I switched to Mozilla a few months ago. Not out of zeal, but because Mozilla's better software. And it's hard to beat that native pop-up blocking. Using Mozilla, I forget that the web is infested with pop-up ads. When I have to use IE for some reason, I'm quickly reminded.
Try Avant Browser if you must use IE. It adds a shell around the browser for tab integration, popup blocking, and all those other goodies you like best about Opera and Mozilla.
Sadly, it can't do anything for IE's HTML or CSS support....
First of all, I think the difference between #3366CC and #0066CC is quite noticible, but that's beside the point. The reality is that IE is actually operating the way it's supposed to - the PNG standard includes a feature called "gamma correction" where a gamma number is stored into the PNG image and the given viewer is supposed to correct for the gamma on their system.

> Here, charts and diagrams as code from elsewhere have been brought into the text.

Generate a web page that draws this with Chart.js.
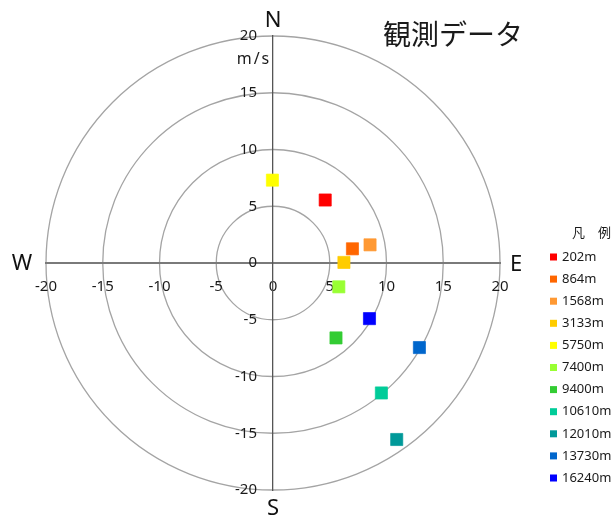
<!DOCTYPE html>
<html>
<head>
<meta charset="utf-8">
<script src="https://cdn.jsdelivr.net/npm/chart.js@4.4.1/dist/chart.umd.min.js"></script>
<style>
  html, body { margin: 0; padding: 0; background: #fff; }
</style>
</head>
<body>
<canvas id="windChart" width="611" height="518"></canvas>
<script>
// observed wind per altitude (east / north components, m/s)
const altitudes = ['202m', '864m', '1568m', '3133m', '5750m', '7400m', '9400m', '10610m', '12010m', '13730m', '16240m'];
const eastWind = [4.6, 7.0, 8.55, 6.25, -0.05, 5.8, 5.55, 9.55, 10.9, 12.9, 8.5];
const northWind = [5.55, 1.25, 1.6, 0.05, 7.3, -2.1, -6.6, -11.45, -15.55, -7.45, -4.9];
const pointColors = ['#ff0000', '#ff6600', '#ff9933', '#ffcc00', '#ffff00', '#99ff33', '#33cc33', '#00cc99', '#009999', '#0066cc', '#0000ff'];
const ringSpeeds = [5, 10, 15, 20];
const axisMin = -20, axisMax = 20, axisStep = 5;

const tickFont = { family: '"Noto Sans", sans-serif', size: 15 };
const textColor = '#1a1a1a';

// speed circles, drawn under the axes
const ringsPlugin = {
    id: 'rings',
    beforeDraw(chart) {
        const { ctx, scales: { x, y } } = chart;
        const cx = x.getPixelForValue(0), cy = y.getPixelForValue(0);
        ctx.save();
        ctx.strokeStyle = '#a4a4a4';
        ctx.lineWidth = 1.3;
        ringSpeeds.forEach(r => {
            const rad = x.getPixelForValue(r) - cx;
            ctx.beginPath();
            ctx.arc(cx, cy, rad, 0, Math.PI * 2);
            ctx.stroke();
        });
        ctx.restore();
    }
};

// y tick labels (offset from the centre axis), compass letters, unit, title and legend
const labelsPlugin = {
    id: 'labels',
    afterDraw(chart) {
        const { ctx, chartArea: area, scales: { x, y } } = chart;
        const cx = x.getPixelForValue(0), cy = y.getPixelForValue(0);
        ctx.save();
        ctx.fillStyle = textColor;
        ctx.textBaseline = 'middle';

        ctx.font = '15px "Noto Sans", sans-serif';
        ctx.textAlign = 'right';
        y.ticks.forEach(t => {
            ctx.fillText(String(t.value), cx - 16, y.getPixelForValue(t.value));
        });

        ctx.textAlign = 'center';
        ctx.fillStyle = '#111';
        ctx.font = '22px "Noto Sans", sans-serif';
        ctx.fillText('N', cx, area.top - 15);
        ctx.fillText('S', cx, area.bottom + 19);
        ctx.fillText('W', area.left - 24, cy + 1);
        ctx.fillText('E', area.right + 16, cy + 2);

        ctx.fillStyle = textColor;
        ctx.font = '16px "Noto Sans", sans-serif';
        ctx.letterSpacing = '2px';
        ctx.fillText('m/s', cx - 19, y.getPixelForValue(18) + 1);
        ctx.letterSpacing = '0px';

        ctx.font = '28px "Noto Sans CJK JP", sans-serif';
        ctx.fillText('観測データ', 453, 34);

        // legend
        ctx.font = '13px "Noto Sans CJK JP", sans-serif';
        ctx.textAlign = 'right';
        ctx.fillText('凡　例', 611, 232);
        ctx.font = '13px "Noto Sans", sans-serif';
        ctx.textAlign = 'left';
        chart.data.datasets.forEach((ds, i) => {
            const ly = 257 + i * 22.1;
            ctx.fillStyle = ds.backgroundColor;
            ctx.fillRect(550, ly - 3.5, 7, 7);
            ctx.fillStyle = textColor;
            ctx.fillText(ds.label, 562, ly);
        });
        ctx.restore();
    }
};

const datasets = altitudes.map((alt, i) => ({
    label: alt,
    data: [{ x: eastWind[i], y: northWind[i] }],
    backgroundColor: pointColors[i],
    borderColor: pointColors[i] + 'aa',
    borderWidth: 1,
    pointStyle: 'rect',
    pointRadius: 8.6,
    pointHoverRadius: 8.6
}));

const ctx = document.getElementById('windChart').getContext('2d');
const windChart = new Chart(ctx, {
    type: 'scatter',
    data: { datasets: datasets },
    options: {
        responsive: false,
        animation: false,
        layout: { padding: { left: 46, right: 111, top: 36, bottom: 28 } },
        scales: {
            x: {
                type: 'linear',
                position: { y: 0 },
                min: axisMin, max: axisMax,
                ticks: { stepSize: axisStep, font: tickFont, color: textColor, padding: 15, maxRotation: 0 },
                grid: { display: false, drawTicks: false },
                border: { display: true, color: '#7a7a7a', width: 2 }
            },
            y: {
                type: 'linear',
                position: { x: 0 },
                min: axisMin, max: axisMax,
                ticks: { stepSize: axisStep, display: false },
                grid: { display: false, drawTicks: false },
                border: { display: true, color: '#555', width: 1.3 }
            }
        },
        plugins: {
            legend: { display: false },
            tooltip: { enabled: false }
        }
    },
    plugins: [ringsPlugin, labelsPlugin]
});
</script>
</body>
</html>
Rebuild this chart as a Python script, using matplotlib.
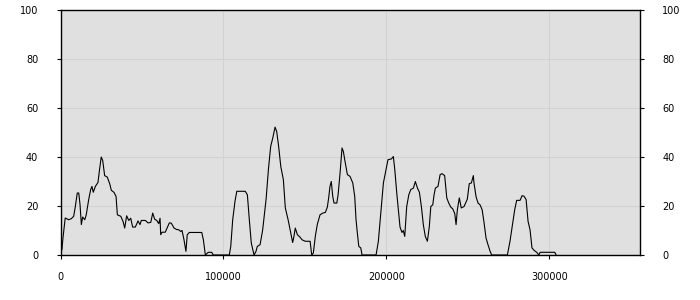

Obviously, something's wrong with the gamma support in one of the applications - either Photoshop is saving an incorrect gamma value, or IE is using an incorrect gamma correction routine and is making the image darker than it really is.
For web use, you should disable gamma correction by not saving it to the PNG file - this will prevent gamma correction from taking place and make a #3366CC color come out as #3366CC in any viewer so that it matches an HTML #3366CC. It's a simple checkbox in the Gimp (where I do most of my simple PNG editing - I'm a programmer, not a graphic artist), but I don't know how to do it through Photoshop. I'd imagine it's possible, though.
You are in a maze of twisty little relative jumps, all alike.